CHILI: Chemically-Informed Large-scale Inorganic Nanomaterials Dataset for Advancing Graph Machine Learning
Ulrik Friis-Jensen, Frederik L. Johansen, Andy S. Anker, Erik B. Dam, Kirsten M. Ø. Jensen, Raghavendra Selvan
TL;DR
This work introduces CHILI, chemically-informed large-scale graph datasets for inorganic nanomaterials, addressing a gap in graph ML where periodicity, symmetry, and ultra-large graphs hinder modeling. It provides two open datasets, CHILI-3K and CHILI-100K, generated from unit-cell expansions and COD-derived structures, each with rich node/edge features, crystallographic metadata, and simulated scattering data to support 11 property-prediction and 6 structure-generation tasks. A broad benchmarking study across multiple GNN backbones reveals that while several tasks are tractable, many remain challenging, especially for diverse, large-scale nanomaterial graphs; EdgeCNN often yields strongest performance, and structure-generation tasks expose limitations in current generative Graph ML approaches.
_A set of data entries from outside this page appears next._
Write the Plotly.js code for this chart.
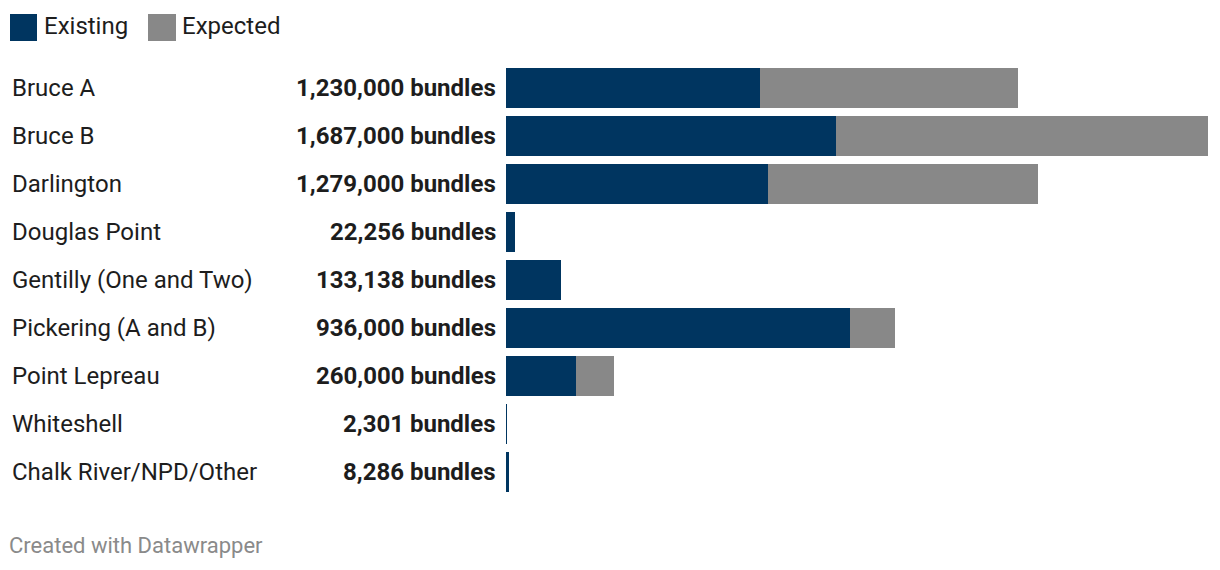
<!DOCTYPE html>
<html>
<head>
<meta charset="utf-8">
<script src="https://cdn.plot.ly/plotly-3.0.1.min.js"></script>
<style>
html,body{margin:0;padding:0;background:#fff;}
#chart{width:1220px;height:570px;}
</style>
</head>
<body>
<div id="chart"></div>
<script>
const categories = ["Bruce A","Bruce B","Darlington","Douglas Point","Gentilly (One and Two)","Pickering (A and B)","Point Lepreau","Whiteshell","Chalk River/NPD/Other"];
const existing = [610000, 793000, 630000, 22256, 133138, 827000, 168000, 2301, 8286];
const expected = [620000, 894000, 649000, 0, 0, 109000, 92000, 0, 0];
const totalLabels = ["1,230,000 bundles","1,687,000 bundles","1,279,000 bundles","22,256 bundles","133,138 bundles","936,000 bundles","260,000 bundles","2,301 bundles","8,286 bundles"];
const seriesNames = ["Existing","Expected"];
const colors = ["#003560","#888888"];

const FONT = "Roboto, 'Noto Sans', sans-serif";
const traces = [
  {type:'bar', orientation:'h', y:categories, x:existing, name:seriesNames[0], marker:{color:colors[0], line:{width:0}}, hoverinfo:'skip'},
  {type:'bar', orientation:'h', y:categories, x:expected, name:seriesNames[1], marker:{color:colors[1], line:{width:0}}, hoverinfo:'skip'}
];

const annotations = [];
categories.forEach((c,i)=>{
  annotations.push({xref:'paper', x:0, xanchor:'left', xshift:-496, yref:'y', y:c, yanchor:'middle',
    text:c, showarrow:false, font:{family:FONT, size:24, color:'#1d1d1d'}});
  annotations.push({xref:'paper', x:0, xanchor:'right', xshift:-8, yref:'y', y:c, yanchor:'middle',
    text:'<b>'+totalLabels[i]+'</b>', showarrow:false, font:{family:FONT, size:24, color:'#1d1d1d'}});
});
// legend texts
annotations.push({xref:'paper', x:0, xanchor:'left', xshift:-464, yref:'paper', y:1, yanchor:'middle', yshift:38,
  text:seriesNames[0], showarrow:false, font:{family:FONT, size:24, color:'#1d1d1d'}});
annotations.push({xref:'paper', x:0, xanchor:'left', xshift:-326, yref:'paper', y:1, yanchor:'middle', yshift:38,
  text:seriesNames[1], showarrow:false, font:{family:FONT, size:24, color:'#1d1d1d'}});
// footer
annotations.push({xref:'paper', x:0, xanchor:'left', xshift:-499, yref:'paper', y:0, yanchor:'middle', yshift:-49,
  text:'Created with Datawrapper', showarrow:false, font:{family:FONT, size:22, color:'#8a8a8a'}});

const shapes = [
  {type:'rect', xref:'paper', xsizemode:'pixel', xanchor:0, x0:-496, x1:-469,
   yref:'paper', ysizemode:'pixel', yanchor:1, y0:23, y1:50, fillcolor:colors[0], line:{width:0}},
  {type:'rect', xref:'paper', xsizemode:'pixel', xanchor:0, x0:-358, x1:-330,
   yref:'paper', ysizemode:'pixel', yanchor:1, y0:23, y1:50, fillcolor:colors[1], line:{width:0}}
];

const layout = {
  width:1220, height:570,
  margin:{l:506, r:12, t:64, b:74, pad:0},
  paper_bgcolor:'#fff', plot_bgcolor:'#fff',
  barmode:'stack', bargap:8/48,
  showlegend:false,
  xaxis:{range:[0,1687000], visible:false, fixedrange:true},
  yaxis:{type:'category', autorange:'reversed', visible:false, fixedrange:true},
  annotations:annotations, shapes:shapes,
  font:{family:FONT}
};
Plotly.newPlot('chart', traces, layout, {displayModeBar:false, staticPlot:true});
</script>
</body>
</html>
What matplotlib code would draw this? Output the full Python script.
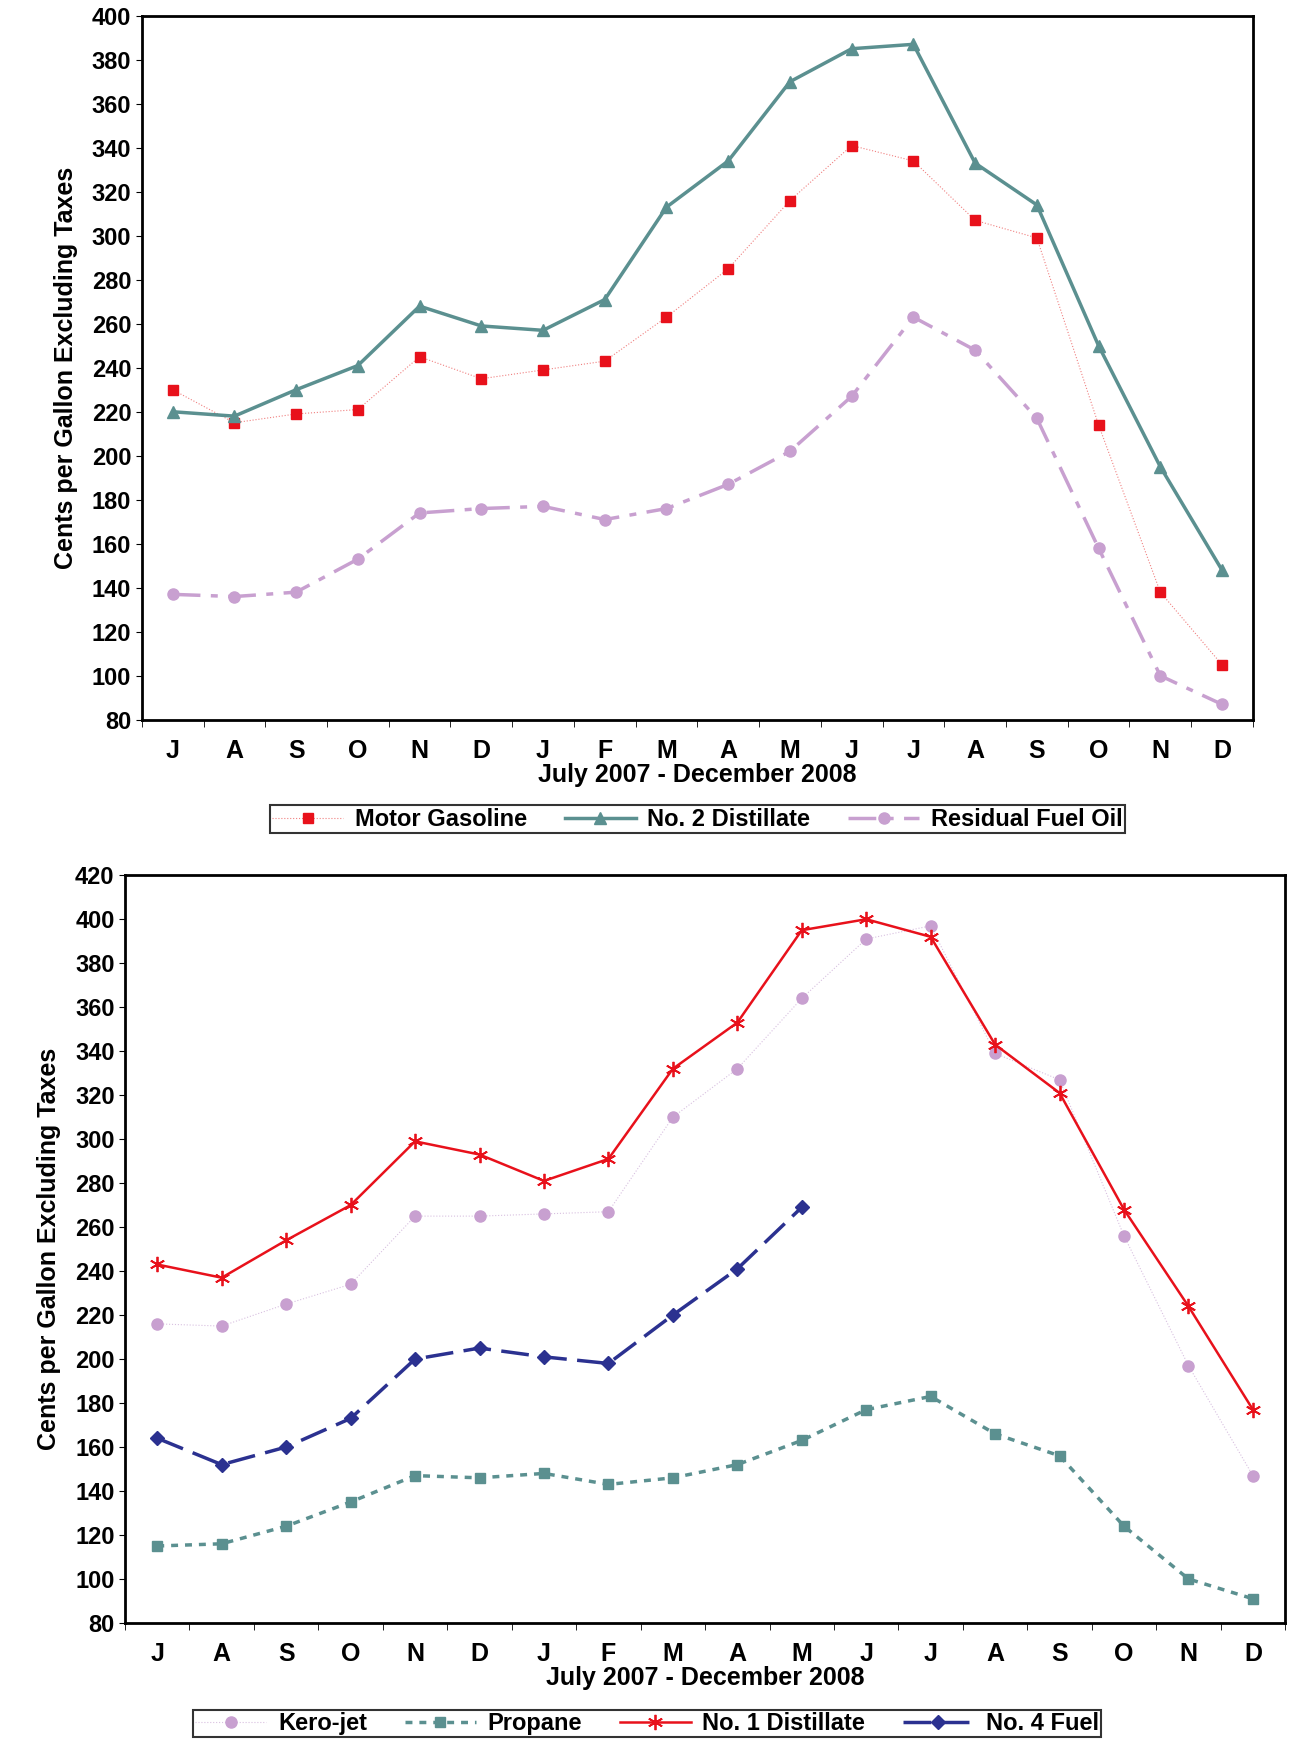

By offering these resources and baselines, CHILI aims to catalyze methodological advances in graph ML for inorganic nanomaterials and spur progress toward scalable, structure-aware generative models with practical materials applications.
Abstract
Advances in graph machine learning (ML) have been driven by applications in chemistry as graphs have remained the most expressive representations of molecules. While early graph ML methods focused primarily on small organic molecules, recently, the scope of graph ML has expanded to include inorganic materials. Modelling the periodicity and symmetry of inorganic crystalline materials poses unique challenges, which existing graph ML methods are unable to address. Moving to inorganic nanomaterials increases complexity as the scale of number of nodes within each graph can be broad ($10$ to $10^5$). The bulk of existing graph ML focuses on characterising molecules and materials by predicting target properties with graphs as input. However, the most exciting applications of graph ML will be in their generative capabilities, which is currently not at par with other domains such as images or text. We invite the graph ML community to address these open challenges by presenting two new chemically-informed large-scale inorganic (CHILI) nanomaterials datasets: A medium-scale dataset (with overall >6M nodes, >49M edges) of mono-metallic oxide nanomaterials generated from 12 selected crystal types (CHILI-3K) and a large-scale dataset (with overall >183M nodes, >1.2B edges) of nanomaterials generated from experimentally determined crystal structures (CHILI-100K). We define 11 property prediction tasks and 6 structure prediction tasks, which are of special interest for nanomaterial research. We benchmark the performance of a wide array of baseline methods and use these benchmarking results to highlight areas which need future work. To the best of our knowledge, CHILI-3K and CHILI-100K are the first open-source nanomaterial datasets of this scale -- both on the individual graph level and of the dataset as a whole -- and the only nanomaterials datasets with high structural and elemental diversity.